====== Stored data ======

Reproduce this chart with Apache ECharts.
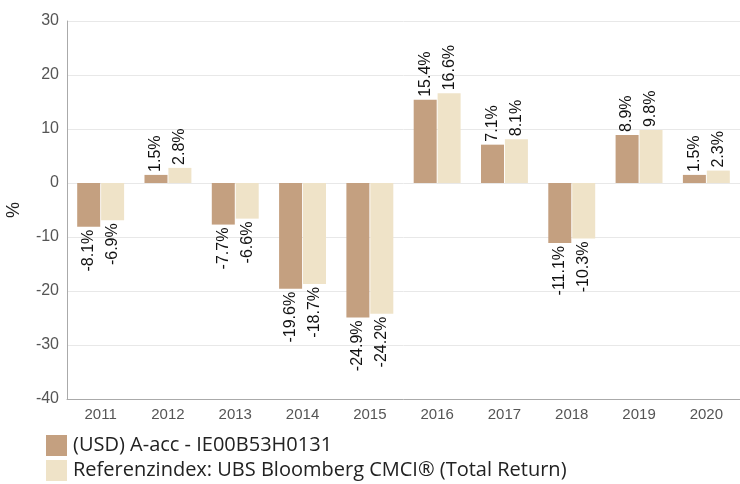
<!DOCTYPE html>
<html>
<head>
<meta charset="utf-8">
<script src="https://cdn.jsdelivr.net/npm/echarts@6/dist/echarts.min.js"></script>
<style>
  html, body { margin: 0; padding: 0; background: #fff; }
  #chart { width: 740px; height: 484px; }
</style>
</head>
<body>
<div id="chart"></div>
<script>
const years = ['2011', '2012', '2013', '2014', '2015', '2016', '2017', '2018', '2019', '2020']
const fundValues = [-8.1, 1.5, -7.7, -19.6, -24.9, 15.4, 7.1, -11.1, 8.9, 1.5]
const indexValues = [-6.9, 2.8, -6.6, -18.7, -24.2, 16.6, 8.1, -10.3, 9.8, 2.3]
const seriesNames = ['(USD) A-acc - IE00B53H0131', 'Referenzindex: UBS Bloomberg CMCI® (Total Return)']
const colors = ['#C4A080', '#EFE3C8']

// negative bars get their label below the bar end
let withLabels = values => values.map(v => ({
  value: v,
  label: v < 0
    ? { position: 'bottom', align: 'right' }
    : { position: 'top', align: 'left' }
}))

let chart = echarts.init(document.getElementById('chart'))
chart.setOption({
  animation: false,
  color: colors,
  grid: { left: 67, right: 0, top: 21, bottom: 85, outerBoundsMode: 'none', containLabel: false },
  legend: {
    orient: 'vertical',
    left: 46,
    top: 435,
    padding: 0,
    itemWidth: 21,
    itemHeight: 21,
    itemGap: 4,
    icon: 'rect',
    selectedMode: false,
    textStyle: { fontFamily: 'Open Sans', fontSize: 20, color: '#222', padding: [0, 0, 0, 1] },
    data: seriesNames
  },
  xAxis: {
    type: 'category',
    data: years,
    axisLine: { onZero: false, lineStyle: { color: '#aaa' } },
    axisTick: { show: false },
    axisLabel: { fontFamily: 'Liberation Sans', fontSize: 15, color: '#555', margin: 8 }
  },
  yAxis: {
    type: 'value',
    min: -40,
    max: 30,
    interval: 10,
    name: '%',
    nameLocation: 'middle',
    nameGap: 44,
    nameRotate: 90,
    nameTextStyle: { fontFamily: 'Liberation Sans', fontSize: 18, color: '#222' },
    axisLine: { show: true, lineStyle: { color: '#aaa' } },
    axisTick: { show: false },
    axisLabel: { fontFamily: 'Liberation Sans', fontSize: 16, color: '#555', margin: 8 },
    splitLine: { lineStyle: { color: '#e8e8e8' } }
  },
  series: [fundValues, indexValues].map((vals, i) => ({
    name: seriesNames[i],
    type: 'bar',
    barWidth: 23,
    barGap: '4%',
    itemStyle: { color: colors[i] },
    label: {
      show: true,
      rotate: 90,
      distance: 3,
      verticalAlign: 'middle',
      fontFamily: 'Liberation Sans',
      fontSize: 16,
      color: '#111',
      formatter: p => p.value.toFixed(1) + '%'
    },
    data: withLabels(vals)
  }))
})
</script>
</body>
</html>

======

#### What to work on:
Print out the lines exactly, skipping any picture.

#### Problem solution:
Reproduce this chart with Apache ECharts.
<!DOCTYPE html>
<html>
<head>
<meta charset="utf-8">
<script src="https://cdn.jsdelivr.net/npm/echarts@6/dist/echarts.min.js"></script>
<style>
  html, body { margin: 0; padding: 0; background: #fff; }
  #chart { width: 740px; height: 484px; }
</style>
</head>
<body>
<div id="chart"></div>
<script>
const years = ['2011', '2012', '2013', '2014', '2015', '2016', '2017', '2018', '2019', '2020']
const fundValues = [-8.1, 1.5, -7.7, -19.6, -24.9, 15.4, 7.1, -11.1, 8.9, 1.5]
const indexValues = [-6.9, 2.8, -6.6, -18.7, -24.2, 16.6, 8.1, -10.3, 9.8, 2.3]
const seriesNames = ['(USD) A-acc - IE00B53H0131', 'Referenzindex: UBS Bloomberg CMCI® (Total Return)']
const colors = ['#C4A080', '#EFE3C8']

// negative bars get their label below the bar end
let withLabels = values => values.map(v => ({
  value: v,
  label: v < 0
    ? { position: 'bottom', align: 'right' }
    : { position: 'top', align: 'left' }
}))

let chart = echarts.init(document.getElementById('chart'))
chart.setOption({
  animation: false,
  color: colors,
  grid: { left: 67, right: 0, top: 21, bottom: 85, outerBoundsMode: 'none', containLabel: false },
  legend: {
    orient: 'vertical',
    left: 46,
    top: 435,
    padding: 0,
    itemWidth: 21,
    itemHeight: 21,
    itemGap: 4,
    icon: 'rect',
    selectedMode: false,
    textStyle: { fontFamily: 'Open Sans', fontSize: 20, color: '#222', padding: [0, 0, 0, 1] },
    data: seriesNames
  },
  xAxis: {
    type: 'category',
    data: years,
    axisLine: { onZero: false, lineStyle: { color: '#aaa' } },
    axisTick: { show: false },
    axisLabel: { fontFamily: 'Liberation Sans', fontSize: 15, color: '#555', margin: 8 }
  },
  yAxis: {
    type: 'value',
    min: -40,
    max: 30,
    interval: 10,
    name: '%',
    nameLocation: 'middle',
    nameGap: 44,
    nameRotate: 90,
    nameTextStyle: { fontFamily: 'Liberation Sans', fontSize: 18, color: '#222' },
    axisLine: { show: true, lineStyle: { color: '#aaa' } },
    axisTick: { show: false },
    axisLabel: { fontFamily: 'Liberation Sans', fontSize: 16, color: '#555', margin: 8 },
    splitLine: { lineStyle: { color: '#e8e8e8' } }
  },
  series: [fundValues, indexValues].map((vals, i) => ({
    name: seriesNames[i],
    type: 'bar',
    barWidth: 23,
    barGap: '4%',
    itemStyle: { color: colors[i] },
    label: {
      show: true,
      rotate: 90,
      distance: 3,
      verticalAlign: 'middle',
      fontFamily: 'Liberation Sans',
      fontSize: 16,
      color: '#111',
      formatter: p => p.value.toFixed(1) + '%'
    },
    data: withLabels(vals)
  }))
})
</script>
</body>
</html>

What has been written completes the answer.